De ce point de vue, la tenue de réunions non mixtes est un cadre qui a largement fait ses preuves : les personnes concernées peuvent partager leur vécu, et passer ainsi du ressenti individuel à l’analyse politique. À partir de là, il est possible d’envisager les moyens de combattre les oppressions, d’élaborer des revendications en termes de fonctionnement des organisations. C’est aussi un moyen d’établir un rapport de force en interne pour imposer la mise en œuvre des moyens de protection des militantEs subissant des oppressions spécifiques et de leur permettre de prendre toute leur place dans nos organisations. La mise en place de la parité dans toutes les instances de l’organisation, et ce même si les femmes y sont minoritaires, est également un outil indispensable adopté aujourd’hui par un nombre significatif d’organisations.
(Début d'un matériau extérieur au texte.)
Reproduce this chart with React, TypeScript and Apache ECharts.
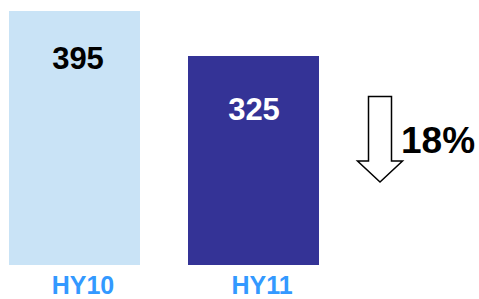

Quelles que soient les mesures prises par nos structures, la bataille contre les violences sexistes et sexuelles se joue à tous les niveaux de la société : nous ne pourrons les éradiquer en interne sans qu’un coup d’arrêt y soit donné dans l’ensemble de la société. C’est pour cela que nous sommes partie prenante de la construction d’un mouvement féministe large avec les organisations politiques, syndicales, associatives, les assemblées générales féministes, qui défendent les droits des femmes et des minorités de genre et partagent des revendications essentielles sur le logement d’urgence, le financement des associations, etc. En tant que militantEs révolutionnaires, nous y portons un courant lutte de classes qui analyse la question des violences comme un fondement du système capitaliste et patriarcal. Les exemples sont nombreux, en Amérique latine notamment, qui prouvent qu’un mouvement féministe fort, portant initialement sur des questions spécifiques comme les féminicides ou l’avortement, peut être un élément essentiel de la construction d’un mouvement social beaucoup plus large. Notre féminisme est fondamentalement subversif ! Féministes et anticapitalistes, nous sommes déterminéEs à combattre jusqu’au bout ce système qui nous opprime et nous exploite !
- 1. Association européenne contre les violences faites aux femmes au travail, créée en 1985.